Task: Count every line that has the word "this". Give the number, without anything more.

Raw data:
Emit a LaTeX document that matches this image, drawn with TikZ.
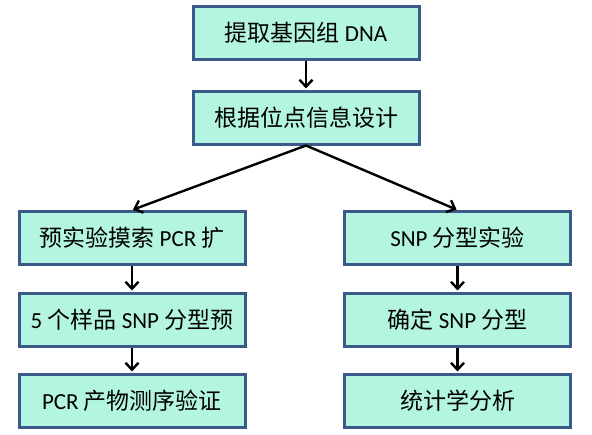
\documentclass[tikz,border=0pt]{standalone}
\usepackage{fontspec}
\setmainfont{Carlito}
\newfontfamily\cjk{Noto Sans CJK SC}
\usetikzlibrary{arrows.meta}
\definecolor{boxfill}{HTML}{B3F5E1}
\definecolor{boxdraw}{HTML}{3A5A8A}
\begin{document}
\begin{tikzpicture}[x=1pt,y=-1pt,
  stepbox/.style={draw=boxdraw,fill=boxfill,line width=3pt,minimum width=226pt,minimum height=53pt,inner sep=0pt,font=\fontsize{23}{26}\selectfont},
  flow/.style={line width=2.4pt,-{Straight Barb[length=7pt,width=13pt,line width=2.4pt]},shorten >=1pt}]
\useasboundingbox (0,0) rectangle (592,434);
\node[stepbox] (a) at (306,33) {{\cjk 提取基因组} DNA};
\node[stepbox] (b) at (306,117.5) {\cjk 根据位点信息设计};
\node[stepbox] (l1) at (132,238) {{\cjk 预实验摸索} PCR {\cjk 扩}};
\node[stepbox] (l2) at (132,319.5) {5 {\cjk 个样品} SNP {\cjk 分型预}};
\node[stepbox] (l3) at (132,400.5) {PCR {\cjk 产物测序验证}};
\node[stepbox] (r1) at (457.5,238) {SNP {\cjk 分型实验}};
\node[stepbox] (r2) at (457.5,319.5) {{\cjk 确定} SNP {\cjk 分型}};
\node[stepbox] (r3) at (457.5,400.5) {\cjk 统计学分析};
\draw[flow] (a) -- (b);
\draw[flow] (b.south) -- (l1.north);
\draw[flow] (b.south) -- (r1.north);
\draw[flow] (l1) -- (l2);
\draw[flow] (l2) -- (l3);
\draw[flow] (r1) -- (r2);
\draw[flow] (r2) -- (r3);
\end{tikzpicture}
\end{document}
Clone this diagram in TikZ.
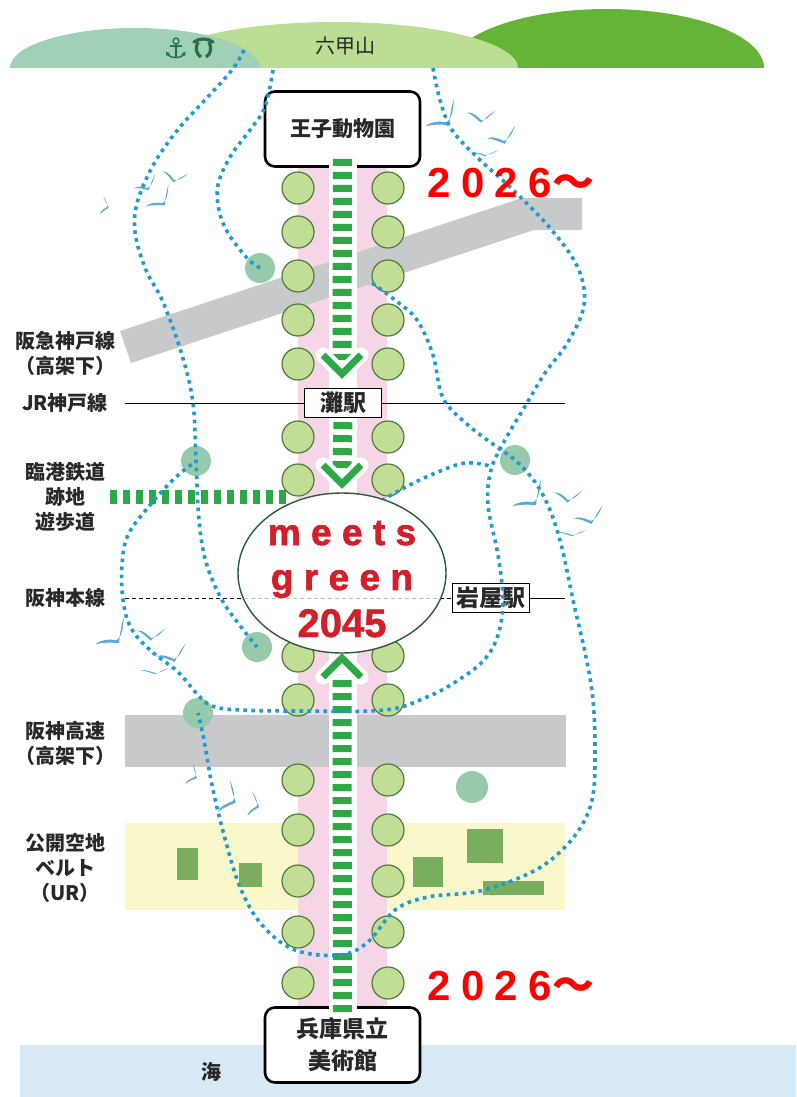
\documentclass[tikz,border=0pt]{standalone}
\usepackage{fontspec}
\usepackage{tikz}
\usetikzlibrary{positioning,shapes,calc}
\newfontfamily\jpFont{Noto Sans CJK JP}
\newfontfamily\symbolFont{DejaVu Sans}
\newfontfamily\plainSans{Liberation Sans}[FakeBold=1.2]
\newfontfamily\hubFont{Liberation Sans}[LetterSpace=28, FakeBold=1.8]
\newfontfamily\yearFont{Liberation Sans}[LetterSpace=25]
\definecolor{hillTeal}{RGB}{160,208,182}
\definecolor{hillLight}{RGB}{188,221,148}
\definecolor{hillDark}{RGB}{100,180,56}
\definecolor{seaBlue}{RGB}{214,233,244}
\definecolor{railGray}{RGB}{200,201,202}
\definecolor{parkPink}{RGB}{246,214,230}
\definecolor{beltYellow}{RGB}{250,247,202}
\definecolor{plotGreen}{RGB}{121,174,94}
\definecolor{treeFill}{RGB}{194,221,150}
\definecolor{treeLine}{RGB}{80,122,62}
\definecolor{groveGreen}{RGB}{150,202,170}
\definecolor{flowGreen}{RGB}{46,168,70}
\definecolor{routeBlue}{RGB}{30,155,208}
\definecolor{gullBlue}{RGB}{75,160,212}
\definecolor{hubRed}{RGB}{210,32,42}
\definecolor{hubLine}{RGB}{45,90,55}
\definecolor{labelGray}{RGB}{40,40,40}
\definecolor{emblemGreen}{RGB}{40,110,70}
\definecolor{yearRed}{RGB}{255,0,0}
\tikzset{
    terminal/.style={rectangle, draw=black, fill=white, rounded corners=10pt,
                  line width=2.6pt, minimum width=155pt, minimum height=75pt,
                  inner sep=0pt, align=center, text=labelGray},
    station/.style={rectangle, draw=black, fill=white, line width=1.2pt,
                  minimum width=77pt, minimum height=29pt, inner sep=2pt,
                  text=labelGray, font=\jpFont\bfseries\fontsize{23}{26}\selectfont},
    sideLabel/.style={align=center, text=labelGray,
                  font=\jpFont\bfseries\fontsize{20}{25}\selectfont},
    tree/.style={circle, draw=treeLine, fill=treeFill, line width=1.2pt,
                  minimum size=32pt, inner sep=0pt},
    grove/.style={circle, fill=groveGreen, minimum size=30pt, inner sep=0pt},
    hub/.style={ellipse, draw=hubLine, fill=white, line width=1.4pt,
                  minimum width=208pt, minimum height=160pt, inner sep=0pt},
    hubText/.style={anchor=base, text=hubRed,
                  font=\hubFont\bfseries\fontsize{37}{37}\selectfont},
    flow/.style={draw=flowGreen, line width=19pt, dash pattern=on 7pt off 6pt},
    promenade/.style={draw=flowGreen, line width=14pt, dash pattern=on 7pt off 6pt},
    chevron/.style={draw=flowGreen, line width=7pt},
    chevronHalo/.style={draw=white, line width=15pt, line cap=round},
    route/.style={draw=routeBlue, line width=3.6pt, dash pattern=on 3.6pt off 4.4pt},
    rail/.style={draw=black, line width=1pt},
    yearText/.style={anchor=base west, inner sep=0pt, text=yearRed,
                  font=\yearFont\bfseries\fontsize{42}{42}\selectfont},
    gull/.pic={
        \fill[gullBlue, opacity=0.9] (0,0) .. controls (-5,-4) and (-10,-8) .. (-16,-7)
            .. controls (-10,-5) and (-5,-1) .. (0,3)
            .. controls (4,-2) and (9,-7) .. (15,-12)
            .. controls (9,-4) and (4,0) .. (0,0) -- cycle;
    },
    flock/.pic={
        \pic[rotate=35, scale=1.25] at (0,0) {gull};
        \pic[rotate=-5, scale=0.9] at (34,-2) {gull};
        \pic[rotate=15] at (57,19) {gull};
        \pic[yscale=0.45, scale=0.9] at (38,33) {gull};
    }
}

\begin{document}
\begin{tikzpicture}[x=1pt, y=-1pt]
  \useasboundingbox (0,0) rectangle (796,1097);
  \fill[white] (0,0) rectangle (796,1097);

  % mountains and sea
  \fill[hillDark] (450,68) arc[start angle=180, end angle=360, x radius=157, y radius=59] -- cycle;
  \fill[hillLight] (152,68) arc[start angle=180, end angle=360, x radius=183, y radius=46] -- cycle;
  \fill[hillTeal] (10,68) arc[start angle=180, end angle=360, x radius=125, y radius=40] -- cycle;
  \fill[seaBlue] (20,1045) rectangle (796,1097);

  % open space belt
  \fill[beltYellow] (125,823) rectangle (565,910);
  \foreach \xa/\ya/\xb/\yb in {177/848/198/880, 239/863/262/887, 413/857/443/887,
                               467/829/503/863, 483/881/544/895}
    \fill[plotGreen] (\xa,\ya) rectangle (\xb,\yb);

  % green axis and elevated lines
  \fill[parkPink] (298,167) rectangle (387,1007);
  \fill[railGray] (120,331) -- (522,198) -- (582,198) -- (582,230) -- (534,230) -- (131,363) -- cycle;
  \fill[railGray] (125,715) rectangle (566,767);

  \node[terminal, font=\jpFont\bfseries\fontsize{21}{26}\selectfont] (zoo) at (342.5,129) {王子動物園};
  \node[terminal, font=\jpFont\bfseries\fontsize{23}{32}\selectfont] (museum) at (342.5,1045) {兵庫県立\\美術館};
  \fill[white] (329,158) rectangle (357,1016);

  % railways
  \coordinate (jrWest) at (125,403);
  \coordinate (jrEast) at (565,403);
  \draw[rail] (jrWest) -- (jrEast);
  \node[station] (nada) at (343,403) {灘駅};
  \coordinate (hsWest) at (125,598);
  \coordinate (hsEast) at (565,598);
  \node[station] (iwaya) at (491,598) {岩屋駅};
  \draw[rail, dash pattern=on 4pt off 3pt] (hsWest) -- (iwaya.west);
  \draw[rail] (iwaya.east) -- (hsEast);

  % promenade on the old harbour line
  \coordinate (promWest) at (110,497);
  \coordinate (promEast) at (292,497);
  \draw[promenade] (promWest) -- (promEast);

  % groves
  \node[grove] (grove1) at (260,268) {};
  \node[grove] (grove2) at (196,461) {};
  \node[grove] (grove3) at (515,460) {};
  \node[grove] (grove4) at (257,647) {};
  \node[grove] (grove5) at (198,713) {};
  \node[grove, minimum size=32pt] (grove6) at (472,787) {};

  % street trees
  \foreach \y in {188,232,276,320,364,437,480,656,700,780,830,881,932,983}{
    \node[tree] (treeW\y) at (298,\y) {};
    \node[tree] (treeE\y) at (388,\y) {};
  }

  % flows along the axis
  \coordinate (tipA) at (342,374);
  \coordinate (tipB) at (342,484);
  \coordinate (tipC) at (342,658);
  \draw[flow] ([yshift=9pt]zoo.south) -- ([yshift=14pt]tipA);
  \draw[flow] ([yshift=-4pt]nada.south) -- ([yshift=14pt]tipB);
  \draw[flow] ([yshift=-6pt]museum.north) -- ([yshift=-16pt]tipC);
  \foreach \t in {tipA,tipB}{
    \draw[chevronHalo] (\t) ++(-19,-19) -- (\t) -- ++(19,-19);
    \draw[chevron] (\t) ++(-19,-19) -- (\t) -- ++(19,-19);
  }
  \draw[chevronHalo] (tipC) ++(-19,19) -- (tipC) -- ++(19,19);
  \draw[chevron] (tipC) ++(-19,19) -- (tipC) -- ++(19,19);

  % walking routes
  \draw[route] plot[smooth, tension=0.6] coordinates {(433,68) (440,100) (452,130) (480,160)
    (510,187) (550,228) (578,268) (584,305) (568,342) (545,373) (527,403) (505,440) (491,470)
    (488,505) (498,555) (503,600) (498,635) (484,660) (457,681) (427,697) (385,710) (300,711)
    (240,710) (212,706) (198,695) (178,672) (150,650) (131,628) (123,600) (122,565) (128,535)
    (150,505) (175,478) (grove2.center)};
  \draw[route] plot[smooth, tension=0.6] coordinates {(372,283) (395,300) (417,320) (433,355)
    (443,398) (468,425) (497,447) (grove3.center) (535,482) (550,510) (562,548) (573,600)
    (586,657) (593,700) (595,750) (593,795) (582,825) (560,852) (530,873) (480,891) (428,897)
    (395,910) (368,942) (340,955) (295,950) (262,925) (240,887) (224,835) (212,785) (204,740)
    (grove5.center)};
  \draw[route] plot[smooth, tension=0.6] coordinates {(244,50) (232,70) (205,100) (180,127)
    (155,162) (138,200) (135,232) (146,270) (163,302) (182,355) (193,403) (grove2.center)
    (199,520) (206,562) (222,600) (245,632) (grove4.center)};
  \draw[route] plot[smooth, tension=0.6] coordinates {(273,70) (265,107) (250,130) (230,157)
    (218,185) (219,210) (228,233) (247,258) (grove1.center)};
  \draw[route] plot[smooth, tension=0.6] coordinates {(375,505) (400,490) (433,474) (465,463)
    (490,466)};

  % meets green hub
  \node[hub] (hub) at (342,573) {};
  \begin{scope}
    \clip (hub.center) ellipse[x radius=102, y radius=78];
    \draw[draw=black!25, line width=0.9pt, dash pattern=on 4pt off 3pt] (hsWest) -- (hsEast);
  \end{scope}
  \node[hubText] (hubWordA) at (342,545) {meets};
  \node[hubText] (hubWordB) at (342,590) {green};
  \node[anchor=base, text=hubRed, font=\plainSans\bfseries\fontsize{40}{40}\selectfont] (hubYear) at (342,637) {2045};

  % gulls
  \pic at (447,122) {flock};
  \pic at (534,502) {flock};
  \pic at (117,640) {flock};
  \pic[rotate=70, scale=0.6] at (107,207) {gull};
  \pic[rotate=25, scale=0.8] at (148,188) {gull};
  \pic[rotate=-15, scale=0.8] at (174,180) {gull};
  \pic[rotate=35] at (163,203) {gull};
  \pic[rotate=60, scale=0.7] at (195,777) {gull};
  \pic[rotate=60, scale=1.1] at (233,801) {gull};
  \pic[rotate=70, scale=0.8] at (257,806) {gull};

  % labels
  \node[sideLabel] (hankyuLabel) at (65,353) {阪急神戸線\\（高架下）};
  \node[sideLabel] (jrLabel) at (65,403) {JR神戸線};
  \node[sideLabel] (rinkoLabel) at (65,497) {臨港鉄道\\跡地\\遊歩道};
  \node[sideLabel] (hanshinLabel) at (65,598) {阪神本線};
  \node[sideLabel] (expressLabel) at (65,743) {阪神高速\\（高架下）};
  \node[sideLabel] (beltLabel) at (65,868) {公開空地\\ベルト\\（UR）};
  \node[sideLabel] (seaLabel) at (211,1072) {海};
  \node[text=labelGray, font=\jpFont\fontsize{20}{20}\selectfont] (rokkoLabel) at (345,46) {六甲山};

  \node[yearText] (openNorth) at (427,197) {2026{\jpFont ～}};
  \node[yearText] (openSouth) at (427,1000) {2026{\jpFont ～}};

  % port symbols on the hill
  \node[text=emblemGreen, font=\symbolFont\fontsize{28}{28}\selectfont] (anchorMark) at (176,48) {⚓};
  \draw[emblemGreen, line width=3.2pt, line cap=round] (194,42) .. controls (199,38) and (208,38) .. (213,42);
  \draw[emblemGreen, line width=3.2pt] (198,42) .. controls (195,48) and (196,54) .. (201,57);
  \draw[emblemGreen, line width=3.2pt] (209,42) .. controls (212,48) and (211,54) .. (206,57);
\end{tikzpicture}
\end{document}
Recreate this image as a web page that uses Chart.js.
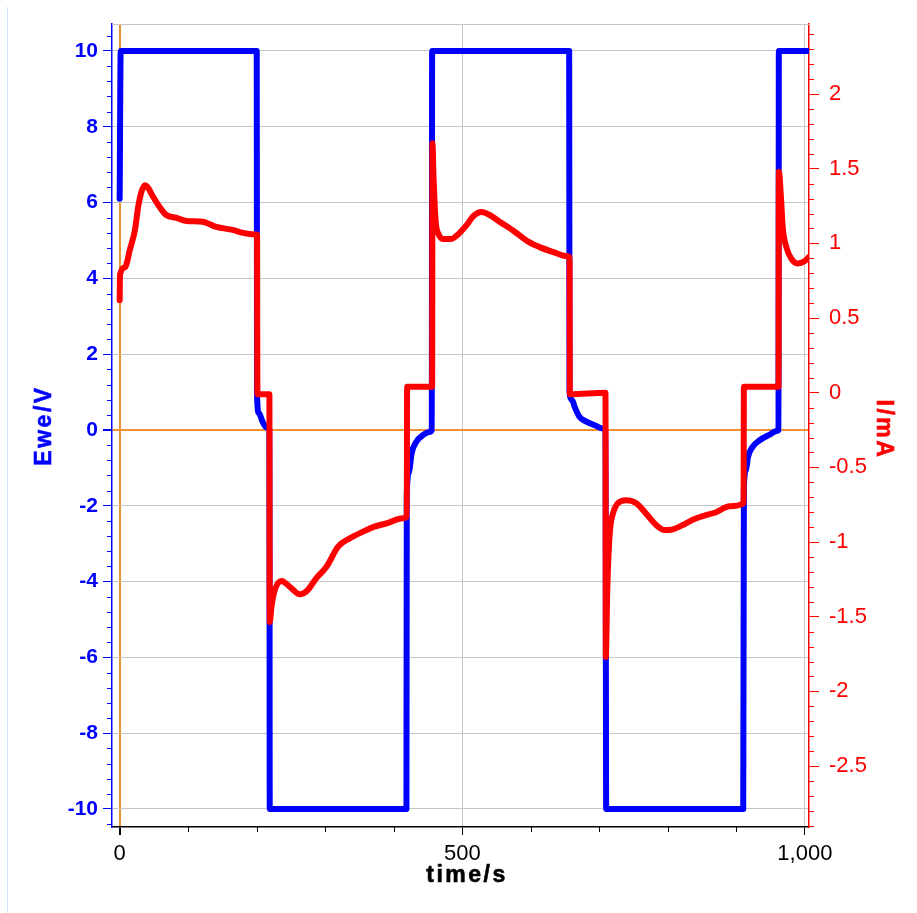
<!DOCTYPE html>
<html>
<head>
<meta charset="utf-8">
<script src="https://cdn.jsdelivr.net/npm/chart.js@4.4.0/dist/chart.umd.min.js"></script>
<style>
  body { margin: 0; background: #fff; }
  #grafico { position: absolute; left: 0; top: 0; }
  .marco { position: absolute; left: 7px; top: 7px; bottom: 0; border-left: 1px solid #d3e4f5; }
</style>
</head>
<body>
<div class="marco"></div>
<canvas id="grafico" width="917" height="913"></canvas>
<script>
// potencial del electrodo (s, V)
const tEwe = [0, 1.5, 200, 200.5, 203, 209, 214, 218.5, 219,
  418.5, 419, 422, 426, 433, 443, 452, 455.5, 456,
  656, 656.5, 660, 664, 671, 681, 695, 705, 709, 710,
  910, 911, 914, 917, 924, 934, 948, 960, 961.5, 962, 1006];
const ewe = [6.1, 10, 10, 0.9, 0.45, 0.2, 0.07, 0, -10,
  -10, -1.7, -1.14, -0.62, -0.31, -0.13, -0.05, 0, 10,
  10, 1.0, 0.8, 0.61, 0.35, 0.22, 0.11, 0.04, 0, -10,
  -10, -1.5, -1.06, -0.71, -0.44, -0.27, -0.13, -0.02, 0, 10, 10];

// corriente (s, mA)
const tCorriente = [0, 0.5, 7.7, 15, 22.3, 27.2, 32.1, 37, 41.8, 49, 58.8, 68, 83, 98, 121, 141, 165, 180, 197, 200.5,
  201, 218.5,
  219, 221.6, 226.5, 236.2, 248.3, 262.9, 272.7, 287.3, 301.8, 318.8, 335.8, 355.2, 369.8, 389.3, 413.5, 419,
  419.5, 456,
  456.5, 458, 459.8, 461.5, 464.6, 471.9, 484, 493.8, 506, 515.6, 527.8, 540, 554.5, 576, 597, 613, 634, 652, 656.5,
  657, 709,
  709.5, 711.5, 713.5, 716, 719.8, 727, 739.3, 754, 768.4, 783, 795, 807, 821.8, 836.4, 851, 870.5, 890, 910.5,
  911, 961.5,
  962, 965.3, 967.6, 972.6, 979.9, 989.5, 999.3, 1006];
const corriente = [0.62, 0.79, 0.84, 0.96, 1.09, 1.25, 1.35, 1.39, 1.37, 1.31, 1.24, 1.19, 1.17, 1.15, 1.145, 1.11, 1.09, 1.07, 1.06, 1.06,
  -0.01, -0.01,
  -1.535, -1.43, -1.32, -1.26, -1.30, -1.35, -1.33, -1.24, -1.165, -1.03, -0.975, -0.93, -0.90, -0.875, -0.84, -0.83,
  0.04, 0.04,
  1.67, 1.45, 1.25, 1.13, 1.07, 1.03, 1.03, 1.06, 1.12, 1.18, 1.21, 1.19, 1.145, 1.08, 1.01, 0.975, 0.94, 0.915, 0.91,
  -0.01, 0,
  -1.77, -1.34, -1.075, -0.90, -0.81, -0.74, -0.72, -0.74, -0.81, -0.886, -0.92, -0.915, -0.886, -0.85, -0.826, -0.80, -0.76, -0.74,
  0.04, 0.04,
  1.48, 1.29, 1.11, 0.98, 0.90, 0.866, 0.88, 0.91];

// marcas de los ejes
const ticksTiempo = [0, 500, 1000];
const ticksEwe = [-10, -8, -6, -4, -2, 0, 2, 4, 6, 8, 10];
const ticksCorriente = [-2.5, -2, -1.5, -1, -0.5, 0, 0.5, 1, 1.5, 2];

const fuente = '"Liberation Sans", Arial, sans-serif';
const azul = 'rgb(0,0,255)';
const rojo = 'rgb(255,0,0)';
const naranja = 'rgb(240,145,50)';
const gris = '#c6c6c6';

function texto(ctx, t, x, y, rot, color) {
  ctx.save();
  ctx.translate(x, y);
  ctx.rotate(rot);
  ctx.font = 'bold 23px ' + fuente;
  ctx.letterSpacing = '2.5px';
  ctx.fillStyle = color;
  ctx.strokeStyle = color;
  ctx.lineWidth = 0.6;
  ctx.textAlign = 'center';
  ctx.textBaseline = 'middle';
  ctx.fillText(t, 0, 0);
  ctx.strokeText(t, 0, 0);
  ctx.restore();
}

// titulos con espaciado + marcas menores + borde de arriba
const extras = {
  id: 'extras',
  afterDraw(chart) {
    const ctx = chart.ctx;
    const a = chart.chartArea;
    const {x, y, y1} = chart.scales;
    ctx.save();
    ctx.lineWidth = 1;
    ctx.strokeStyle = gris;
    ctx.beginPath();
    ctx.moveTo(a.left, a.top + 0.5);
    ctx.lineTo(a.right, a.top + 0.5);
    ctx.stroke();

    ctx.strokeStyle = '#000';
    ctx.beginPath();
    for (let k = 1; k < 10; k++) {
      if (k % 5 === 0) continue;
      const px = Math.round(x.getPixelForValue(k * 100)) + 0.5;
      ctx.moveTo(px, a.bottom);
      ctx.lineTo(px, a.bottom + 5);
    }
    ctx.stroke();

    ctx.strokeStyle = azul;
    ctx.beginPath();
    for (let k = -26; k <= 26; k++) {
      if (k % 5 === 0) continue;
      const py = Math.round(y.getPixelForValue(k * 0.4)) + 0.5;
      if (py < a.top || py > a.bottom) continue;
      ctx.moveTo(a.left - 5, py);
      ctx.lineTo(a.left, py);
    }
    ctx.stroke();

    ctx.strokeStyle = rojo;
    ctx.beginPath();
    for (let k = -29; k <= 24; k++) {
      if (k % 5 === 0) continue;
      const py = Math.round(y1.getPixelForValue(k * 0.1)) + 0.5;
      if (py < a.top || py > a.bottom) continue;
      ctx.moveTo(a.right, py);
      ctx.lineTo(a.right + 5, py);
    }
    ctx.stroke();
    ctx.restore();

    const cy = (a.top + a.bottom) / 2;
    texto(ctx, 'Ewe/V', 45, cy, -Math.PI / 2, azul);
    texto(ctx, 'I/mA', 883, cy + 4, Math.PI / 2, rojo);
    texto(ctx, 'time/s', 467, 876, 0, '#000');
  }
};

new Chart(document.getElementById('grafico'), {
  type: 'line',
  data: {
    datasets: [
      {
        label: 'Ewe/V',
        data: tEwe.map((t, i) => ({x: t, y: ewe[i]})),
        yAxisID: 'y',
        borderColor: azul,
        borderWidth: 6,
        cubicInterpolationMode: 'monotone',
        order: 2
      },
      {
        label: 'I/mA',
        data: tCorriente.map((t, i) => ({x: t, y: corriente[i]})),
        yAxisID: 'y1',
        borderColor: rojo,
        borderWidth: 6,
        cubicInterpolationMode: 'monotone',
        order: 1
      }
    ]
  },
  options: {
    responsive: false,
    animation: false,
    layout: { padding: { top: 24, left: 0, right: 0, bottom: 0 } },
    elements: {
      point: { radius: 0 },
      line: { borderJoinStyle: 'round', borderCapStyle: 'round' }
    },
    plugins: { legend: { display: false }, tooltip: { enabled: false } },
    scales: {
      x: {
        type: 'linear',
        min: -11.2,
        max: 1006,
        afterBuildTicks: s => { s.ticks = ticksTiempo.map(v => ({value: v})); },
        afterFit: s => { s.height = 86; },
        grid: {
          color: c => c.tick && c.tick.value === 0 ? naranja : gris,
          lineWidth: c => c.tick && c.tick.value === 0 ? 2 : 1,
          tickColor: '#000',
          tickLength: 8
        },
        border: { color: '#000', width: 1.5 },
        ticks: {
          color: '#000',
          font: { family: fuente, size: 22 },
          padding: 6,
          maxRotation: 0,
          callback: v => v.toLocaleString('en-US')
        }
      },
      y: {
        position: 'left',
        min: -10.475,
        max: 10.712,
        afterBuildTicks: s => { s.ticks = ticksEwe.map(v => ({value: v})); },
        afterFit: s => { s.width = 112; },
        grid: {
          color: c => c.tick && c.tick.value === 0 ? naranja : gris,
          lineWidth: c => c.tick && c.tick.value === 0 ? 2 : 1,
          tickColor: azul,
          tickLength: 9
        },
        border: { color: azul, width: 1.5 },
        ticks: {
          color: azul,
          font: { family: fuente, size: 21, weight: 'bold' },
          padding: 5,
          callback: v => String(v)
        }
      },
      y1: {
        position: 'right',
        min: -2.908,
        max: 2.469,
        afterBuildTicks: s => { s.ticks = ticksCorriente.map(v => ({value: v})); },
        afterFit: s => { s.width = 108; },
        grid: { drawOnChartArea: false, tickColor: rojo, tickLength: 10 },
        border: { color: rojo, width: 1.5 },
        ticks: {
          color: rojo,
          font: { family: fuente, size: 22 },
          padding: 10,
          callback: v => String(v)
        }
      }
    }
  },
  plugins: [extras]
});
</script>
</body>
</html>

Completed task: 3